==== Dataset section ====

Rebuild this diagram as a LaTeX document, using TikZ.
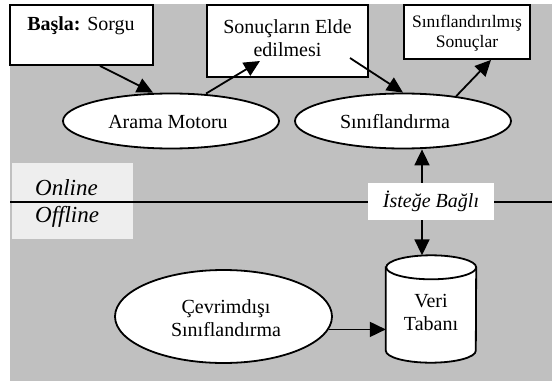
\documentclass[tikz,border=0pt]{standalone}
\usepackage{fontspec}
\setmainfont{Liberation Serif}
\usetikzlibrary{arrows.meta,shapes.geometric,calc}
\definecolor{bggray}{HTML}{C0C0C0}
\definecolor{offgray}{HTML}{EEEEEE}
\tikzset{
  box/.style={draw, fill=white, line width=1.8pt, inner sep=0pt, rectangle},
  ell/.style={ellipse, draw, fill=white, line width=1.8pt, inner sep=0pt},
  arr/.style={-{Triangle[length=16pt,width=15pt]}, line width=1.8pt},
  txt/.style={inner sep=0pt, font=\fontsize{20}{23}\selectfont, align=center},
  smalltxt/.style={inner sep=0pt, font=\fontsize{17.5}{20}\selectfont, align=center},
  ontxt/.style={inner sep=0pt, font=\fontsize{23}{26}\selectfont\itshape, anchor=west},
}
\begin{document}
\begin{tikzpicture}[x=1pt,y=-1pt]
\useasboundingbox (0,0) rectangle (552,383);
\fill[bggray] (10,4) rectangle (552,381);
% online / offline
\node[fill=offgray, minimum width=121pt, minimum height=76pt, inner sep=0pt] (olbox) at (72.5,201) {};
\node[ontxt] (online) at (35,188) {Online};
\node[ontxt] (offline) at (35,217) {Offline};
\coordinate (lineL) at (10,202);
\coordinate (lineR) at (552,202);
\draw[line width=1.8pt] (lineL) -- (lineR);
\node[fill=white, minimum width=126pt, minimum height=37pt, inner sep=0pt, font=\fontsize{20}{23}\selectfont\itshape] (opt) at (431,201.5) {İsteğe Bağlı};
% top boxes
\node[box, minimum width=143pt, minimum height=60pt] (basla) at (81.5,35) {};
\node[txt] (baslat) at (81,26) {\textbf{Başla:} Sorgu};
\node[box, minimum width=161pt, minimum height=72pt] (sonuc) at (287.5,41) {};
\node[txt] (sonuct) at (287.5,38) {Sonuçların Elde\\edilmesi};
\node[box, minimum width=126pt, minimum height=54pt] (sinsonuc) at (467,32) {};
\node[smalltxt] (sinsonuct) at (467,33) {Sınıflandırılmış\\Sonuçlar};
% ellipses
\node[ell, minimum width=216pt, minimum height=55pt] (arama) at (171,121) {};
\node[txt] (aramat) at (168,122) {Arama Motoru};
\node[ell, minimum width=216pt, minimum height=55pt] (sinif) at (403,121) {};
\node[txt] (sinift) at (395,122) {Sınıflandırma};
\node[ell, minimum width=217pt, minimum height=93pt] (cevrim) at (223.5,316.5) {};
\node[txt] (cevrimt) at (226,318) {Çevrimdışı\\Sınıflandırma};
% database cylinder
\node[minimum width=90pt, minimum height=107pt, inner sep=0pt] (db) at (431,309) {};
\path (db.north west) ++(0,12) coordinate (cTL);
\path (db.south west) ++(0,-12) coordinate (cBL);
\path (db.south east) ++(0,-12) coordinate (cBR);
\path (db.north east) ++(0,12) coordinate (cTR);
\filldraw[fill=white, line width=1.8pt] (cTL) -- (cBL)
  arc[start angle=180, end angle=360, x radius=45pt, y radius=12pt] -- (cTR)
  arc[start angle=0, end angle=180, x radius=45pt, y radius=12pt] -- cycle;
\draw[line width=1.8pt] (cTR) arc[start angle=0, end angle=-180, x radius=45pt, y radius=12pt];
\node[txt] (dbt) at (431,312) {Veri\\Tabanı};
% arrows
\draw[arr] ([xshift=18.5pt]basla.south) -- ([xshift=-18pt]arama.north);
\draw[arr] ([xshift=35pt,yshift=-1pt]arama.north) -- ([xshift=-27.5pt,yshift=-20pt]sonuc.center);
\draw[arr] ([xshift=62.5pt,yshift=-17pt]sonuc.center) -- (sinif.north);
\draw[arr] (sinif.25) -- ([xshift=24pt]sinsonuc.south);
\draw[arr] ([xshift=-9pt]opt.north) -- ([xshift=-9pt]opt.north |- sinif.south);
\draw[arr] ([xshift=-9pt]opt.south) -- ([xshift=-9pt]opt.south |- db.north);
\draw[arr] (cevrim.-7) -- (cevrim.-7 -| db.west);
\end{tikzpicture}
\end{document}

====

Reproduce the material above verbatim; omit every picture.

Rebuild this diagram as a LaTeX document, using TikZ.
\documentclass[tikz,border=0pt]{standalone}
\usepackage{fontspec}
\setmainfont{Liberation Serif}
\usetikzlibrary{arrows.meta,shapes.geometric,calc}
\definecolor{bggray}{HTML}{C0C0C0}
\definecolor{offgray}{HTML}{EEEEEE}
\tikzset{
  box/.style={draw, fill=white, line width=1.8pt, inner sep=0pt, rectangle},
  ell/.style={ellipse, draw, fill=white, line width=1.8pt, inner sep=0pt},
  arr/.style={-{Triangle[length=16pt,width=15pt]}, line width=1.8pt},
  txt/.style={inner sep=0pt, font=\fontsize{20}{23}\selectfont, align=center},
  smalltxt/.style={inner sep=0pt, font=\fontsize{17.5}{20}\selectfont, align=center},
  ontxt/.style={inner sep=0pt, font=\fontsize{23}{26}\selectfont\itshape, anchor=west},
}
\begin{document}
\begin{tikzpicture}[x=1pt,y=-1pt]
\useasboundingbox (0,0) rectangle (552,383);
\fill[bggray] (10,4) rectangle (552,381);
% online / offline
\node[fill=offgray, minimum width=121pt, minimum height=76pt, inner sep=0pt] (olbox) at (72.5,201) {};
\node[ontxt] (online) at (35,188) {Online};
\node[ontxt] (offline) at (35,217) {Offline};
\coordinate (lineL) at (10,202);
\coordinate (lineR) at (552,202);
\draw[line width=1.8pt] (lineL) -- (lineR);
\node[fill=white, minimum width=126pt, minimum height=37pt, inner sep=0pt, font=\fontsize{20}{23}\selectfont\itshape] (opt) at (431,201.5) {İsteğe Bağlı};
% top boxes
\node[box, minimum width=143pt, minimum height=60pt] (basla) at (81.5,35) {};
\node[txt] (baslat) at (81,26) {\textbf{Başla:} Sorgu};
\node[box, minimum width=161pt, minimum height=72pt] (sonuc) at (287.5,41) {};
\node[txt] (sonuct) at (287.5,38) {Sonuçların Elde\\edilmesi};
\node[box, minimum width=126pt, minimum height=54pt] (sinsonuc) at (467,32) {};
\node[smalltxt] (sinsonuct) at (467,33) {Sınıflandırılmış\\Sonuçlar};
% ellipses
\node[ell, minimum width=216pt, minimum height=55pt] (arama) at (171,121) {};
\node[txt] (aramat) at (168,122) {Arama Motoru};
\node[ell, minimum width=216pt, minimum height=55pt] (sinif) at (403,121) {};
\node[txt] (sinift) at (395,122) {Sınıflandırma};
\node[ell, minimum width=217pt, minimum height=93pt] (cevrim) at (223.5,316.5) {};
\node[txt] (cevrimt) at (226,318) {Çevrimdışı\\Sınıflandırma};
% database cylinder
\node[minimum width=90pt, minimum height=107pt, inner sep=0pt] (db) at (431,309) {};
\path (db.north west) ++(0,12) coordinate (cTL);
\path (db.south west) ++(0,-12) coordinate (cBL);
\path (db.south east) ++(0,-12) coordinate (cBR);
\path (db.north east) ++(0,12) coordinate (cTR);
\filldraw[fill=white, line width=1.8pt] (cTL) -- (cBL)
  arc[start angle=180, end angle=360, x radius=45pt, y radius=12pt] -- (cTR)
  arc[start angle=0, end angle=180, x radius=45pt, y radius=12pt] -- cycle;
\draw[line width=1.8pt] (cTR) arc[start angle=0, end angle=-180, x radius=45pt, y radius=12pt];
\node[txt] (dbt) at (431,312) {Veri\\Tabanı};
% arrows
\draw[arr] ([xshift=18.5pt]basla.south) -- ([xshift=-18pt]arama.north);
\draw[arr] ([xshift=35pt,yshift=-1pt]arama.north) -- ([xshift=-27.5pt,yshift=-20pt]sonuc.center);
\draw[arr] ([xshift=62.5pt,yshift=-17pt]sonuc.center) -- (sinif.north);
\draw[arr] (sinif.25) -- ([xshift=24pt]sinsonuc.south);
\draw[arr] ([xshift=-9pt]opt.north) -- ([xshift=-9pt]opt.north |- sinif.south);
\draw[arr] ([xshift=-9pt]opt.south) -- ([xshift=-9pt]opt.south |- db.north);
\draw[arr] (cevrim.-7) -- (cevrim.-7 -| db.west);
\end{tikzpicture}
\end{document}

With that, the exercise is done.